[A run of records]
[Start]

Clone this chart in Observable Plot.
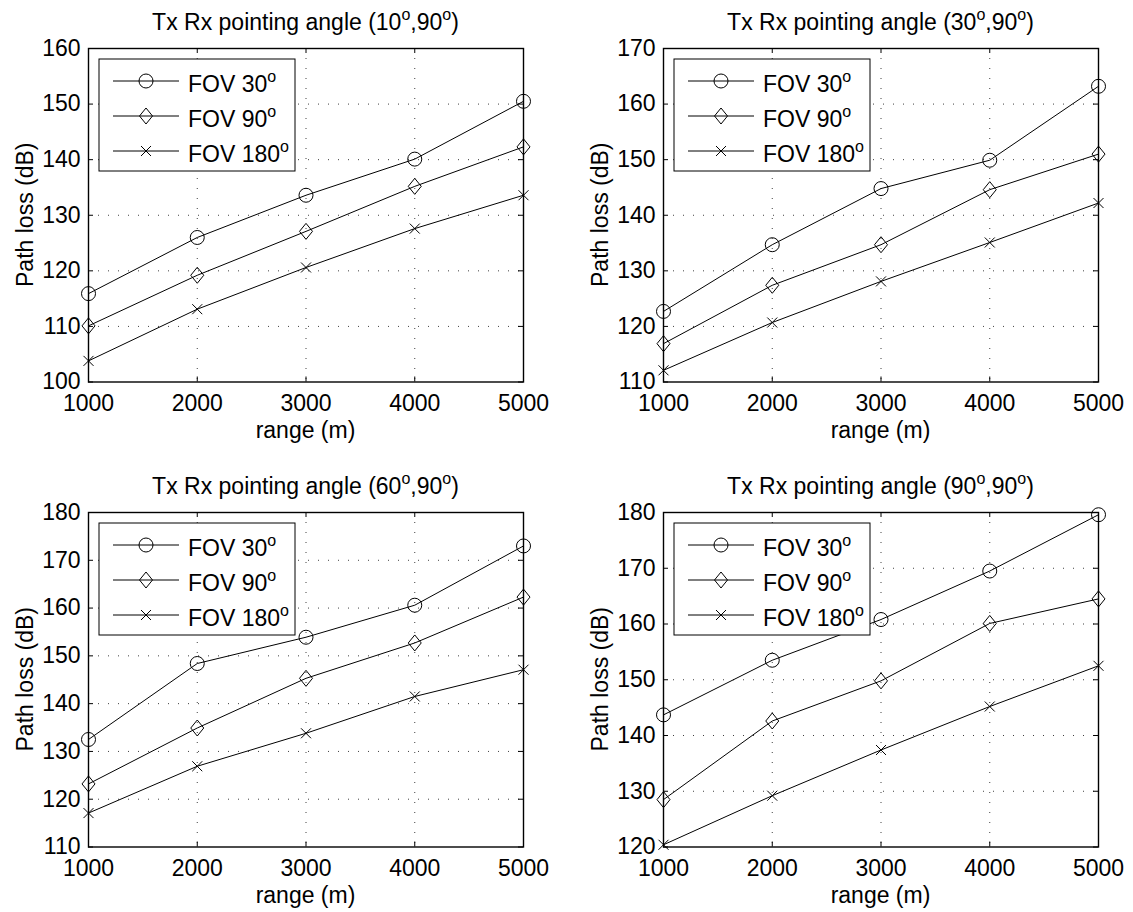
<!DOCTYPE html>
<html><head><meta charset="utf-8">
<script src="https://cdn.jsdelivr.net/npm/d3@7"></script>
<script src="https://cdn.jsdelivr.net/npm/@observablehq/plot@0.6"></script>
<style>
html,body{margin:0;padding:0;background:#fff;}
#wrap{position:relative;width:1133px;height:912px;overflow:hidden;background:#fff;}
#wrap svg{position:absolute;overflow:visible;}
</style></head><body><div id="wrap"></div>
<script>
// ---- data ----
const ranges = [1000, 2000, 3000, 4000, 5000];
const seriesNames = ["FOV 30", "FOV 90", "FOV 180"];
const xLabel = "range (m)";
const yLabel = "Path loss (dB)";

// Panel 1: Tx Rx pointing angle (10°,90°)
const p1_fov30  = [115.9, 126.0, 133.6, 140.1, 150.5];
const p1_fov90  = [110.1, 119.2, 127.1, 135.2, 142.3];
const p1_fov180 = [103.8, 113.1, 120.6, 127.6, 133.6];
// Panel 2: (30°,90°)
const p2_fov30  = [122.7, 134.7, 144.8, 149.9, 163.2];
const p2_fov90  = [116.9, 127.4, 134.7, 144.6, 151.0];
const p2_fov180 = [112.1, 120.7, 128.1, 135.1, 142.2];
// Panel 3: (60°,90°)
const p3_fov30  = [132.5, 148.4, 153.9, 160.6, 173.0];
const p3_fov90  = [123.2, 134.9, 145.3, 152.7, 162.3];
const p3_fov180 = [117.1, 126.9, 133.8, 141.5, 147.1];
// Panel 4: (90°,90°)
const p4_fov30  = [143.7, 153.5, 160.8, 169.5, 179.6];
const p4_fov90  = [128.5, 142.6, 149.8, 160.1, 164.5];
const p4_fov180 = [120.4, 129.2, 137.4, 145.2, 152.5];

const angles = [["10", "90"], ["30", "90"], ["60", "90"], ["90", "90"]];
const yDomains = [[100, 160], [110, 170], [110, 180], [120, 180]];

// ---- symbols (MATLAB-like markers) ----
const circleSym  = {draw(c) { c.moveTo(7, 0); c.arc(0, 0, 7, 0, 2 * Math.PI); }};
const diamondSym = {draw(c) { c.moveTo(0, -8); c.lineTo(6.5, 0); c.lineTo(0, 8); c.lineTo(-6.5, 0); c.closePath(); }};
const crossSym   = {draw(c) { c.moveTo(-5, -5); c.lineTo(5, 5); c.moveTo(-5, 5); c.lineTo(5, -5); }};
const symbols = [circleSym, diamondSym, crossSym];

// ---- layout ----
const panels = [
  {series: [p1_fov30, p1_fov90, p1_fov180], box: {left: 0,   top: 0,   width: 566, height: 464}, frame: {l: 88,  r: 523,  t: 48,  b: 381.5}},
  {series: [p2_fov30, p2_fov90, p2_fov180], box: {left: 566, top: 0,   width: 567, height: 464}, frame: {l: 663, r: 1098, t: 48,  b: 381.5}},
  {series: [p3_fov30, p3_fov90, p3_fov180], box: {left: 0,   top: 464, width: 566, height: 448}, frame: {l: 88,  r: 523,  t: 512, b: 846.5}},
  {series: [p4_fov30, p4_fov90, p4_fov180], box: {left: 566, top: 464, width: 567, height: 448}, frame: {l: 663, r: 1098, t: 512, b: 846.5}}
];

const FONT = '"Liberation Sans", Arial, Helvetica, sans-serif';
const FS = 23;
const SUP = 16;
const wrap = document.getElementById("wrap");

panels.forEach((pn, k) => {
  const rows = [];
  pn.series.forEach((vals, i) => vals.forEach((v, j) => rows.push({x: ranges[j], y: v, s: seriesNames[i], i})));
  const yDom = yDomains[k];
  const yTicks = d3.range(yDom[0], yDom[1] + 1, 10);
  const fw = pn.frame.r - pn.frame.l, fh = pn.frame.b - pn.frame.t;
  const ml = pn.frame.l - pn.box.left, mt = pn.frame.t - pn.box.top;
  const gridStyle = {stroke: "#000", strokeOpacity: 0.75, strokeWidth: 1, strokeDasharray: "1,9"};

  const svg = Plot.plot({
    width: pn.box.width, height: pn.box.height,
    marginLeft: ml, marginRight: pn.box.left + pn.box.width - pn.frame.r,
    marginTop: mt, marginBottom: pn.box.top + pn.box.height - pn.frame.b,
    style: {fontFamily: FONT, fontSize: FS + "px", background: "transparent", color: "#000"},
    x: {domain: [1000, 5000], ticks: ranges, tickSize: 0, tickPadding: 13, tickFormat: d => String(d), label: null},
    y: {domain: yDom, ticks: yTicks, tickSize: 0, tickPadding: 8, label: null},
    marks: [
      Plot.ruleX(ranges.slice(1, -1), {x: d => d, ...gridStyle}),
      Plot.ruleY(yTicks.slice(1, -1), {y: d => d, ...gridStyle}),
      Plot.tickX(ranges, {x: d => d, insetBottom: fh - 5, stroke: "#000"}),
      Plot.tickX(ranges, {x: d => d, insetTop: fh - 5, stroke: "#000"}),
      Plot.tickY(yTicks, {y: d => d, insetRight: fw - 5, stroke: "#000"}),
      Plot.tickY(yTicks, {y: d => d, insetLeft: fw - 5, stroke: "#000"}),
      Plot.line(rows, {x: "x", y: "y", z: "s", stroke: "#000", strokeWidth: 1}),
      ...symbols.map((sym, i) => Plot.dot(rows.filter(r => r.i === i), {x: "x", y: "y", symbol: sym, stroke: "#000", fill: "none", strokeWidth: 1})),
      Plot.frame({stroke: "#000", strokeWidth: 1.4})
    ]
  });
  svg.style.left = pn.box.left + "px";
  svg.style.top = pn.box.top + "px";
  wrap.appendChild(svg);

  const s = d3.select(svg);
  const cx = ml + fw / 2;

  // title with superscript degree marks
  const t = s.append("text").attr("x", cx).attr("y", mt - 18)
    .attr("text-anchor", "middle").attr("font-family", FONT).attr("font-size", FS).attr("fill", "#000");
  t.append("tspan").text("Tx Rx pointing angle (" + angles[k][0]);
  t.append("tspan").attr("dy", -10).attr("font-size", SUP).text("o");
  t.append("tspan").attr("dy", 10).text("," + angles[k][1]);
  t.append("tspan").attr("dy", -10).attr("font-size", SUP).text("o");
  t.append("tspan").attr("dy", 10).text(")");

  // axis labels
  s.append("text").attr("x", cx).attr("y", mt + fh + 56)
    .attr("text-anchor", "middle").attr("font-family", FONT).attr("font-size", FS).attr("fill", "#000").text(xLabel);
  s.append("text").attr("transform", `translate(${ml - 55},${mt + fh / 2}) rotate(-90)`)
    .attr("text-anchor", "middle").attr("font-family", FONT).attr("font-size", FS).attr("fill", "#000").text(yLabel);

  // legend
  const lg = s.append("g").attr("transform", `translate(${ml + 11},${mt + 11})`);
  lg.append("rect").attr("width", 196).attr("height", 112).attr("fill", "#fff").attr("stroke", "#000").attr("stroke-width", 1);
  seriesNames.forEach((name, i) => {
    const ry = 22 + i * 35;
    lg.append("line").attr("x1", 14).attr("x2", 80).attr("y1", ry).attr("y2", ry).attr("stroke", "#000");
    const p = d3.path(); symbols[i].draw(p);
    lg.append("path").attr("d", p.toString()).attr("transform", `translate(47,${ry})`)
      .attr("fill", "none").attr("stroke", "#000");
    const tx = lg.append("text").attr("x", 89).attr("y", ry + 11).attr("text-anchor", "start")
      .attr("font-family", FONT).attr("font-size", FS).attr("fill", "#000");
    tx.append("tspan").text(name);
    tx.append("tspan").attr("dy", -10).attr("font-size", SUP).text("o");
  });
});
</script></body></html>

[End]
[Start]

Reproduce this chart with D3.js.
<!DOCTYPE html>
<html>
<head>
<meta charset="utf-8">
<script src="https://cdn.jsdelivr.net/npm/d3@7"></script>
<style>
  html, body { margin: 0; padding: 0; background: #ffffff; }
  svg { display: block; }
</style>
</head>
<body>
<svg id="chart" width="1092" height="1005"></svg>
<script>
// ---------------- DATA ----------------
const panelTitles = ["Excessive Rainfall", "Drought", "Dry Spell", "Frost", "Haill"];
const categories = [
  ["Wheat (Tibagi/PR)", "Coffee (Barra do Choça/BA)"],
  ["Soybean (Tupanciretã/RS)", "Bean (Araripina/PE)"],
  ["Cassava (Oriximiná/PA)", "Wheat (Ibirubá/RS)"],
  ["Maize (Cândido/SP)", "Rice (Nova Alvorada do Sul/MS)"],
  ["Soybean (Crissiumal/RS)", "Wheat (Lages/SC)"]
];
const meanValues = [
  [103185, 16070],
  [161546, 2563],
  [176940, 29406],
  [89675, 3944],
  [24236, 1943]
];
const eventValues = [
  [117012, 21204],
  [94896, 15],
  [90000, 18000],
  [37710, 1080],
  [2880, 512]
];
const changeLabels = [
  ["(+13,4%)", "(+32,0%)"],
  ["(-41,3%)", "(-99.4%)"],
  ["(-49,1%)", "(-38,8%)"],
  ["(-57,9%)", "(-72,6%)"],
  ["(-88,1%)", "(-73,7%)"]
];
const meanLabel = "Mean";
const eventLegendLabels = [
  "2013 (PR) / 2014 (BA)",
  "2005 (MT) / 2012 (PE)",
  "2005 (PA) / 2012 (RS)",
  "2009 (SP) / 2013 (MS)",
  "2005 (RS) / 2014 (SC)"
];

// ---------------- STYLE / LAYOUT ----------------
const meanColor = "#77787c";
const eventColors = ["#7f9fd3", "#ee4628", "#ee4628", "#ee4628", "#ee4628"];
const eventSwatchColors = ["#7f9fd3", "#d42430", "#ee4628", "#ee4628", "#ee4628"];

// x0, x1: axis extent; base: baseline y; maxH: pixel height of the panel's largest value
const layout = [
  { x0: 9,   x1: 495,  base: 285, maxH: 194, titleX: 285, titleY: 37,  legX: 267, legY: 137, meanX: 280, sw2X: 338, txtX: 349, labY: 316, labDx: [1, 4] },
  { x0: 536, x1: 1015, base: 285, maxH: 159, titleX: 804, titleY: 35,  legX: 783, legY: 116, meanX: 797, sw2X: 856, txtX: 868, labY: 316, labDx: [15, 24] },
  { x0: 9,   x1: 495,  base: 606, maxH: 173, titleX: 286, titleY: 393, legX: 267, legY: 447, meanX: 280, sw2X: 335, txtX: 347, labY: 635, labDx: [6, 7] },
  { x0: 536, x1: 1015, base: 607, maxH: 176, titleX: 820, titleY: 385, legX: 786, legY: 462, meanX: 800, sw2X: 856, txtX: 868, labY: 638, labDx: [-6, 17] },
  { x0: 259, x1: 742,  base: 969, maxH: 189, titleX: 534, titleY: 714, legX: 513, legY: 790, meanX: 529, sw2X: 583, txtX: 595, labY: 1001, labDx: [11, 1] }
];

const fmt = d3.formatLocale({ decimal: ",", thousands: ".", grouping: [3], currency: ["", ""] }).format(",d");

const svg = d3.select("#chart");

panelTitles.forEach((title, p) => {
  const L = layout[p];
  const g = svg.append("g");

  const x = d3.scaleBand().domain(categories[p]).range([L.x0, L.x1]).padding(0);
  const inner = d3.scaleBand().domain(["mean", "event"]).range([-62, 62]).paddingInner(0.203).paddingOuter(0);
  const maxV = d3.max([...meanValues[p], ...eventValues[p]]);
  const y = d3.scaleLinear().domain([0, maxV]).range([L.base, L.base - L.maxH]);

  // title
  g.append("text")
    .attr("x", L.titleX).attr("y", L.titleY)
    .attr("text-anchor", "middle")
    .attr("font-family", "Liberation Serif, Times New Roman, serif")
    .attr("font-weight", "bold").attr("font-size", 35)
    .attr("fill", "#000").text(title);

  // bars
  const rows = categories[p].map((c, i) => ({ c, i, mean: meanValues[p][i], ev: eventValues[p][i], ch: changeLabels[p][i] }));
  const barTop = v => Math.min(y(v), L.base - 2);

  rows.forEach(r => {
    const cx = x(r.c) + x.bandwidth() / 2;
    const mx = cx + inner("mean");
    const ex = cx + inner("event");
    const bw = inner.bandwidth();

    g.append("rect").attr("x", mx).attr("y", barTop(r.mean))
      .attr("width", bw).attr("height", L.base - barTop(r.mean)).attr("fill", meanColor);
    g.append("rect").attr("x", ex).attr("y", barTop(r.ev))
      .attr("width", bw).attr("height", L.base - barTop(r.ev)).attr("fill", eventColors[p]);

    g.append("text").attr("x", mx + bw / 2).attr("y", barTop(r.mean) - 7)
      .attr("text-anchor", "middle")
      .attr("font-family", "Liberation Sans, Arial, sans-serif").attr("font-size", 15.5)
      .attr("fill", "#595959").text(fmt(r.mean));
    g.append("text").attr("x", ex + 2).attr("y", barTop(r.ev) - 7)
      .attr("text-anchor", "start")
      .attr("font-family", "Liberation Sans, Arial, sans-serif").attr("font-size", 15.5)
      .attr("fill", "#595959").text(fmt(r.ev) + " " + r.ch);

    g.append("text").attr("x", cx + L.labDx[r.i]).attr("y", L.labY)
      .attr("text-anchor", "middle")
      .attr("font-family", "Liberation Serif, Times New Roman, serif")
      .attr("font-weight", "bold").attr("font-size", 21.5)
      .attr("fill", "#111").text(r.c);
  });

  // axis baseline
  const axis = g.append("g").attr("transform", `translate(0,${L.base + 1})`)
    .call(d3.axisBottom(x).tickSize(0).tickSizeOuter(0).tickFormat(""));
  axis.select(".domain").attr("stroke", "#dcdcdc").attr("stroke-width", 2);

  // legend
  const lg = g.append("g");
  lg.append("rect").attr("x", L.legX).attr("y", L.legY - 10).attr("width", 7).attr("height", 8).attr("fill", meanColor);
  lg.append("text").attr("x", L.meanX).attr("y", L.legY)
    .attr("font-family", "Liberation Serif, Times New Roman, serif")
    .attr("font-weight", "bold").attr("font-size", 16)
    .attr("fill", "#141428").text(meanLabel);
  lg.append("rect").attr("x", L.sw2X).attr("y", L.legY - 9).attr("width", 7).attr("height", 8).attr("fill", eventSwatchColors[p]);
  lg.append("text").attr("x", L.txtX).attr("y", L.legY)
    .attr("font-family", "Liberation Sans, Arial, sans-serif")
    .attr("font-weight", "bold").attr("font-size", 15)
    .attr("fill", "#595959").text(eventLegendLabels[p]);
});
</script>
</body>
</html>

[End]
[Start]

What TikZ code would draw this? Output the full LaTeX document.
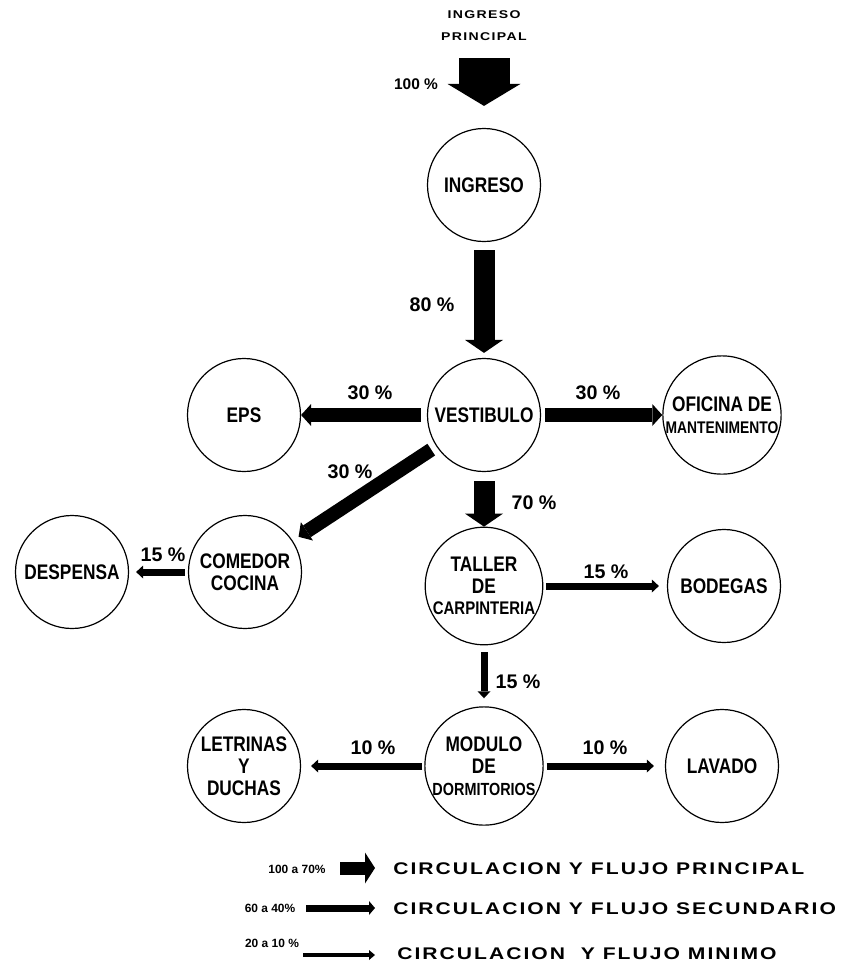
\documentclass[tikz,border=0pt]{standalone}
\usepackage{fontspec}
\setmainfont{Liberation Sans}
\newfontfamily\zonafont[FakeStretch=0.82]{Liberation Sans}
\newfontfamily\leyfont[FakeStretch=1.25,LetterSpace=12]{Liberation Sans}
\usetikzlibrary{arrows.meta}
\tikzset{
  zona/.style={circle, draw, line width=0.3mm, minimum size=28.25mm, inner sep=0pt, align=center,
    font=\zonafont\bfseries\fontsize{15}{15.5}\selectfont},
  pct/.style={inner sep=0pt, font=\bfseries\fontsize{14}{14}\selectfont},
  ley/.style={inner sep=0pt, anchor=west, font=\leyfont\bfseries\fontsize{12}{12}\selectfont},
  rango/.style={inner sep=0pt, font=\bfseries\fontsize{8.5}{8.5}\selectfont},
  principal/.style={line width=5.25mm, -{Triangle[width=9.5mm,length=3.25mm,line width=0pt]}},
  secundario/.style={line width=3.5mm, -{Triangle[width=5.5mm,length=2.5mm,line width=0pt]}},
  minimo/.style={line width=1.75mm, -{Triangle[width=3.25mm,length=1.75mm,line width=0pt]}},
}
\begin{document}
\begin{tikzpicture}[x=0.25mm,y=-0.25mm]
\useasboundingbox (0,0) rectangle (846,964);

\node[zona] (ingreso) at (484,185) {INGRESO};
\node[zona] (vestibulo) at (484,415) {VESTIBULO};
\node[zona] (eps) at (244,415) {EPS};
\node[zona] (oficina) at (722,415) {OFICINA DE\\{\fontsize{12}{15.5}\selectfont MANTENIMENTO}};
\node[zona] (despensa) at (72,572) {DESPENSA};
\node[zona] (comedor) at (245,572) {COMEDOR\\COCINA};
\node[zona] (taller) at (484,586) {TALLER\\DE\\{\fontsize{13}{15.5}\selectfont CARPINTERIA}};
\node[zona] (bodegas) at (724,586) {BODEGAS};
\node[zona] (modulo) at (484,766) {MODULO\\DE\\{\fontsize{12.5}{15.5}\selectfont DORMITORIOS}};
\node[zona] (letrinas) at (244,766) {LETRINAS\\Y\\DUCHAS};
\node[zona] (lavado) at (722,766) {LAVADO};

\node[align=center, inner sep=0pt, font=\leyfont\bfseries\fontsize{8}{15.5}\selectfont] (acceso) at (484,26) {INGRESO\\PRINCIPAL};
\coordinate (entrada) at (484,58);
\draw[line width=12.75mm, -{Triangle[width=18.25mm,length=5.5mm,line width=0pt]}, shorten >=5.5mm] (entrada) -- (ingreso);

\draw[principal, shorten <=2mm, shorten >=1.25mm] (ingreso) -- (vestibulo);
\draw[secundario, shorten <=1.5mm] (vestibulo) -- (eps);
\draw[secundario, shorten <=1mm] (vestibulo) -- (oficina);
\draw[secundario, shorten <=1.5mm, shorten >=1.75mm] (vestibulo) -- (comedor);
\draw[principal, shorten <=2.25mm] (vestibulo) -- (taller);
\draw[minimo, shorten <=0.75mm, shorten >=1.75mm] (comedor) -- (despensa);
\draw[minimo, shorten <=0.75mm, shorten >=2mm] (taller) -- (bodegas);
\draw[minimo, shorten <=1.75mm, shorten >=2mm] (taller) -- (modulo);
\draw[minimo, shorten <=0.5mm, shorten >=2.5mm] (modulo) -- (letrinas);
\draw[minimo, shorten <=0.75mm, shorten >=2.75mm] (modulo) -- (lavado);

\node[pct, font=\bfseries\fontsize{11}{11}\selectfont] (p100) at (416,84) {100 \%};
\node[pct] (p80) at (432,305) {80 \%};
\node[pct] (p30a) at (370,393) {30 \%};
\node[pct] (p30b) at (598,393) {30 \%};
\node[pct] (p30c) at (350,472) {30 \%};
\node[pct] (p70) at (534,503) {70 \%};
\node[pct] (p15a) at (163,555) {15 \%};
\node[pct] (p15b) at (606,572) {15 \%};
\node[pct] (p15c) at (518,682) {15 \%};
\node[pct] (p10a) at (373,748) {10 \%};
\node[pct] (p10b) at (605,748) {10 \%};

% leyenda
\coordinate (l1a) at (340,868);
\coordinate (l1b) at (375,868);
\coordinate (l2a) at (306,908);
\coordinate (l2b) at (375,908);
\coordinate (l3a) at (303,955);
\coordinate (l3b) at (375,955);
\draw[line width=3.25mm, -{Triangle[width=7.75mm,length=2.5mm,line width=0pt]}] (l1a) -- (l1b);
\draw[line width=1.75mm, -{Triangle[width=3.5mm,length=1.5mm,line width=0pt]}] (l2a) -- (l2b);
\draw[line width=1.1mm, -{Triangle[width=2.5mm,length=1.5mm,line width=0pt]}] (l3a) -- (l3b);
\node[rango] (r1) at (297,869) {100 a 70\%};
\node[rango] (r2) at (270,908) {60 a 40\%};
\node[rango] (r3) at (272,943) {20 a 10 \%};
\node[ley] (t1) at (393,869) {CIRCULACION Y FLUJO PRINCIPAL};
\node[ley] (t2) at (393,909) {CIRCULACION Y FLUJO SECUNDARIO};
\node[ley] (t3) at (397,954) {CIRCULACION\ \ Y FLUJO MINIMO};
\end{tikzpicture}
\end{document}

[End]

Keep to the stretch from the line containing "Clone this chart in Observable Plot." through the line containing "180], [120, 180]];", both ends included, and copy it exactly from the listing above, minus the pictures.

Full solution:
Clone this chart in Observable Plot.
<!DOCTYPE html>
<html><head><meta charset="utf-8">
<script src="https://cdn.jsdelivr.net/npm/d3@7"></script>
<script src="https://cdn.jsdelivr.net/npm/@observablehq/plot@0.6"></script>
<style>
html,body{margin:0;padding:0;background:#fff;}
#wrap{position:relative;width:1133px;height:912px;overflow:hidden;background:#fff;}
#wrap svg{position:absolute;overflow:visible;}
</style></head><body><div id="wrap"></div>
<script>
// ---- data ----
const ranges = [1000, 2000, 3000, 4000, 5000];
const seriesNames = ["FOV 30", "FOV 90", "FOV 180"];
const xLabel = "range (m)";
const yLabel = "Path loss (dB)";

// Panel 1: Tx Rx pointing angle (10°,90°)
const p1_fov30  = [115.9, 126.0, 133.6, 140.1, 150.5];
const p1_fov90  = [110.1, 119.2, 127.1, 135.2, 142.3];
const p1_fov180 = [103.8, 113.1, 120.6, 127.6, 133.6];
// Panel 2: (30°,90°)
const p2_fov30  = [122.7, 134.7, 144.8, 149.9, 163.2];
const p2_fov90  = [116.9, 127.4, 134.7, 144.6, 151.0];
const p2_fov180 = [112.1, 120.7, 128.1, 135.1, 142.2];
// Panel 3: (60°,90°)
const p3_fov30  = [132.5, 148.4, 153.9, 160.6, 173.0];
const p3_fov90  = [123.2, 134.9, 145.3, 152.7, 162.3];
const p3_fov180 = [117.1, 126.9, 133.8, 141.5, 147.1];
// Panel 4: (90°,90°)
const p4_fov30  = [143.7, 153.5, 160.8, 169.5, 179.6];
const p4_fov90  = [128.5, 142.6, 149.8, 160.1, 164.5];
const p4_fov180 = [120.4, 129.2, 137.4, 145.2, 152.5];

const angles = [["10", "90"], ["30", "90"], ["60", "90"], ["90", "90"]];
const yDomains = [[100, 160], [110, 170], [110, 180], [120, 180]];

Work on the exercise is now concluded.